TEMPERAMENTVOLLE ORANJEBLOESEM
Jaar van lancering: 2010
Laatst aangepast: 05/08/14
Neus: Andy Tauer (foto onder)
Dit voorjaar was Andy Tauer by http://www.parfuma.com op bezoek. Jippie! Door allerlei pech onderweg van Brussel naar Antwerpen lukte hij mij niet om een van de meest interessante neuzen van dit moment te ontmoeten. Depri! Ik had over verschillende geuren, verschillende vragen. Dus ook over Orange Star.
Want wat mij zo aan de geur opvalt en fascineert is de opening. Dat mogen dan wel mandarijn en clementine (zoeter en zachter dan mandarijn) zijn, maar wel gehuld in een stevige aldehydenwolk die merkwaardigerwijze niet wordt vermeld bij de gebruikte ingrediënten. Het hield me bezig omdat deze citrusopening me deed denken aan 2 (1999) van Comme des Garçons die ook bijna hetzelfde effect heeft.

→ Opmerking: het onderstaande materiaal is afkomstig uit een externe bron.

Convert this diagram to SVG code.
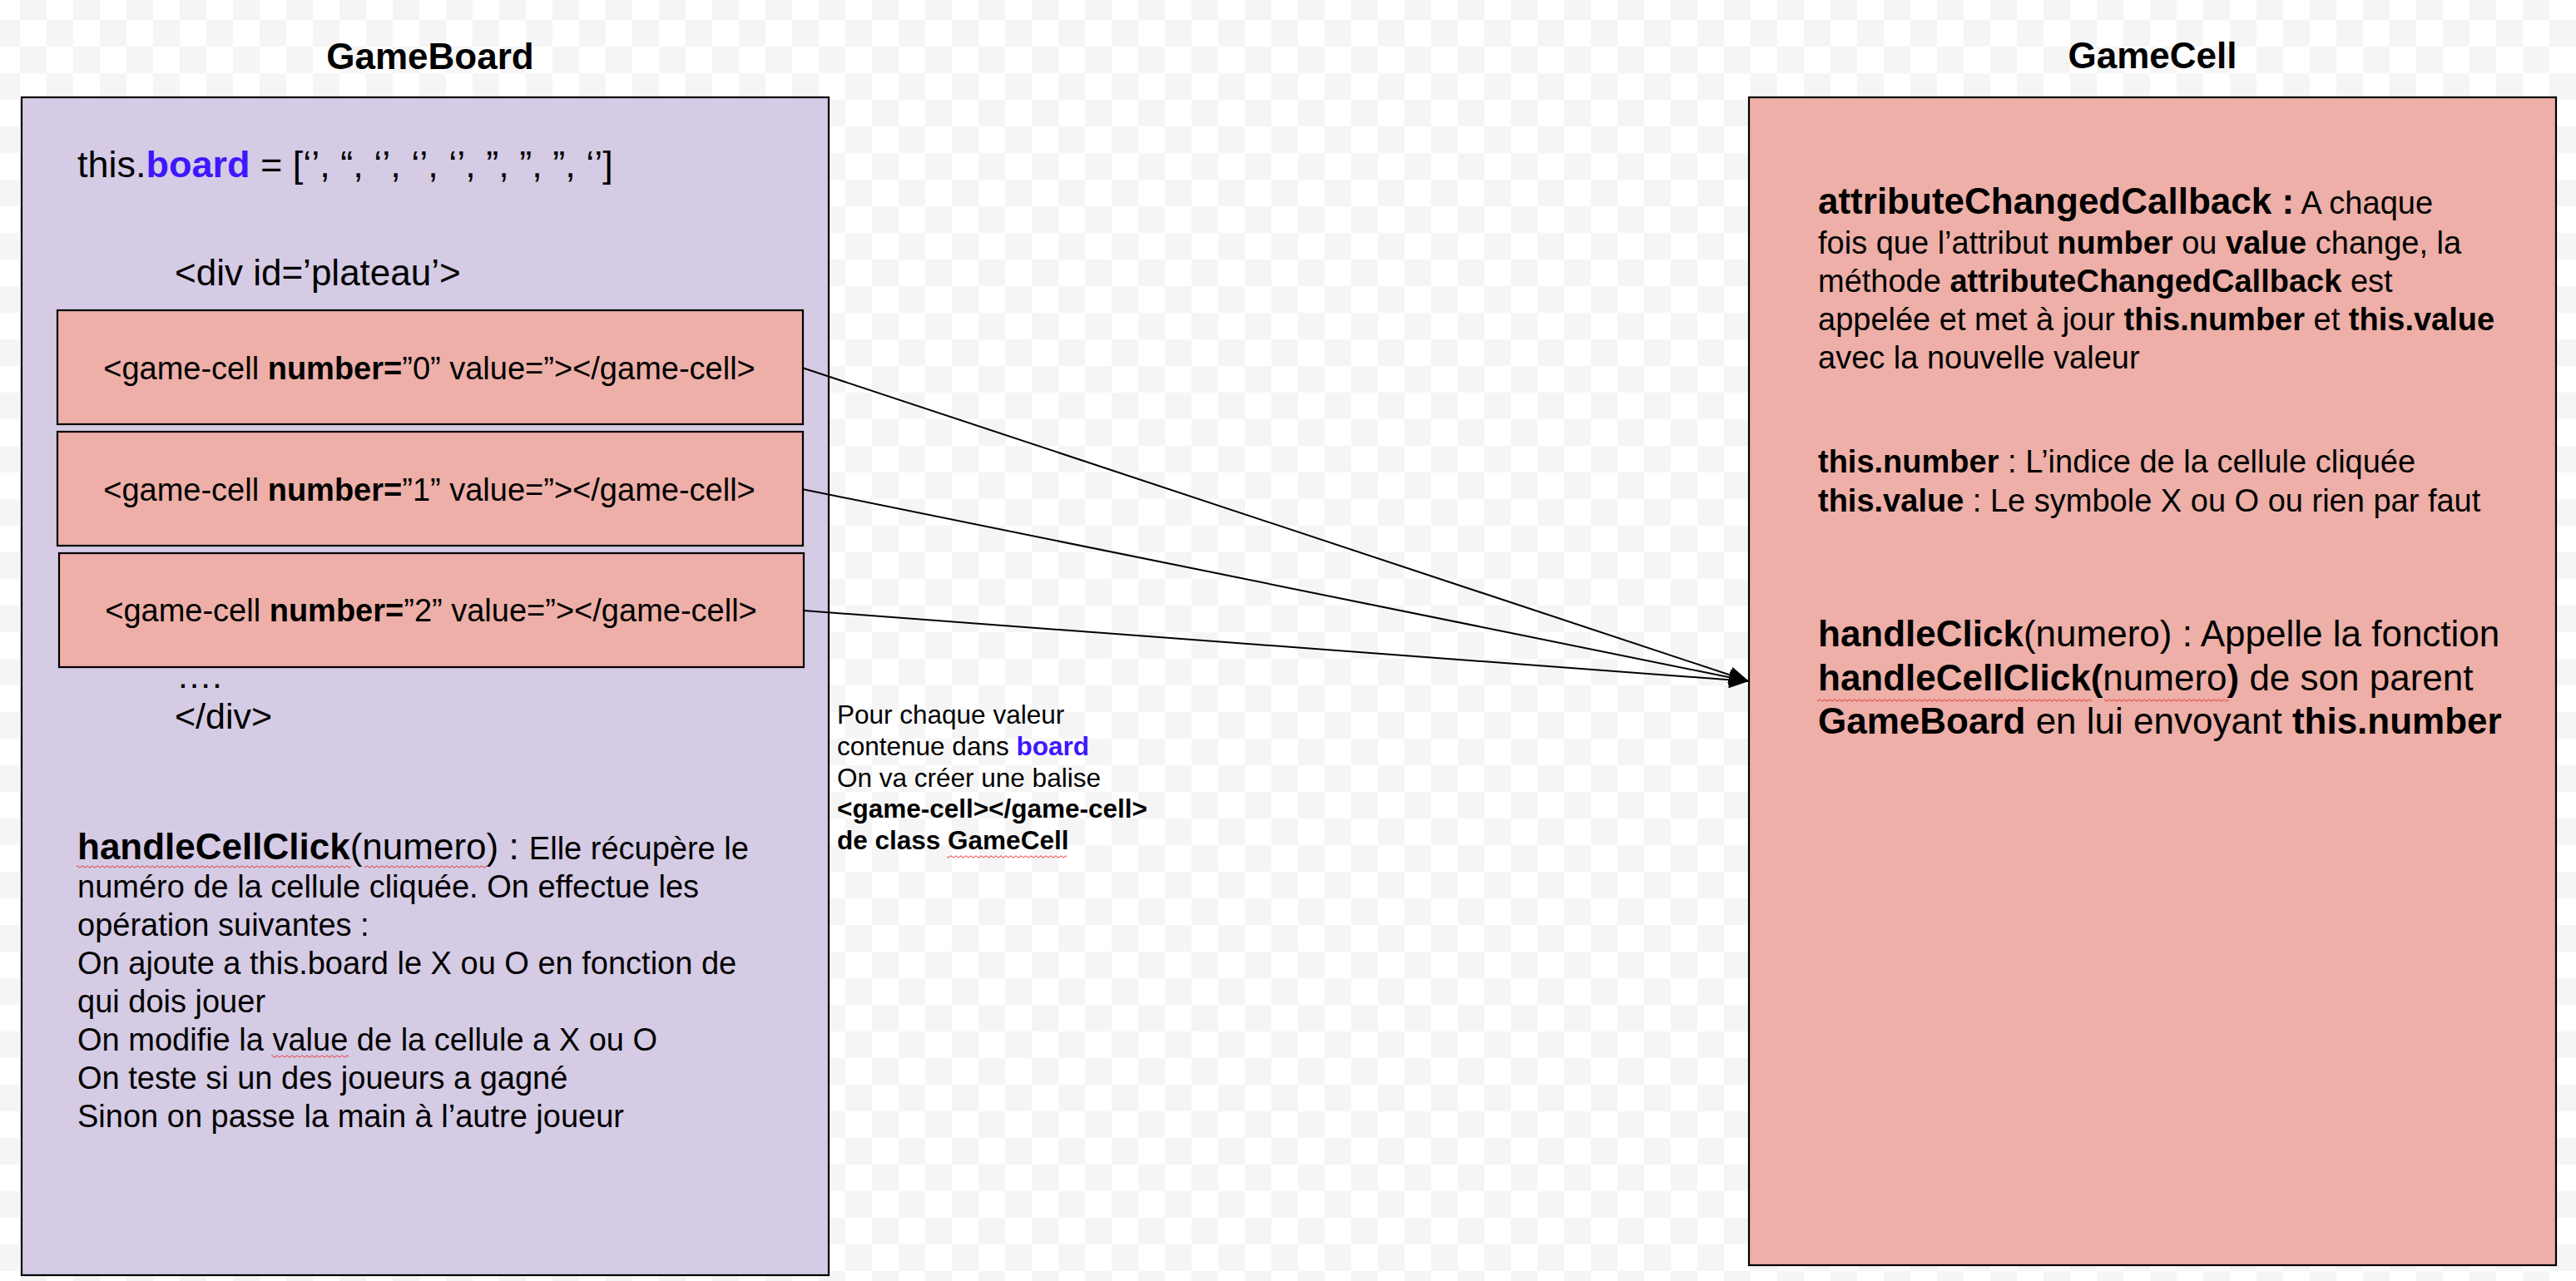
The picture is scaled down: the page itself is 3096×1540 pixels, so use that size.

Tenminste zo herinner ik mij deze geur in mijn gedachten waarvan ik inmiddels een flacon leeg gespoten heb. En ook de tweede die Marc Buxton me ooit gaf tijdens een interview in Parijs naar aanleiding van deze geur.
Hij liet me het geheim in al zijn glorie ruiken: een enorme, krachtige pure sinaasappelaldehyde die ook in Orange Star in overdosis wordt gebruikt volgens mij om de ster van de geur – oranjebloesem – anders te laten ruiken. Maar goed ook. Want veel ‘pure’ oranjebloesem ruikt, wat de makers ook mogen pretenderen, naar ‘pure’ oranjebloesem en zijn onderling inwisselbaar. Kleine details maken het verschil, maar om daarover te discussiëren is verloren tijd.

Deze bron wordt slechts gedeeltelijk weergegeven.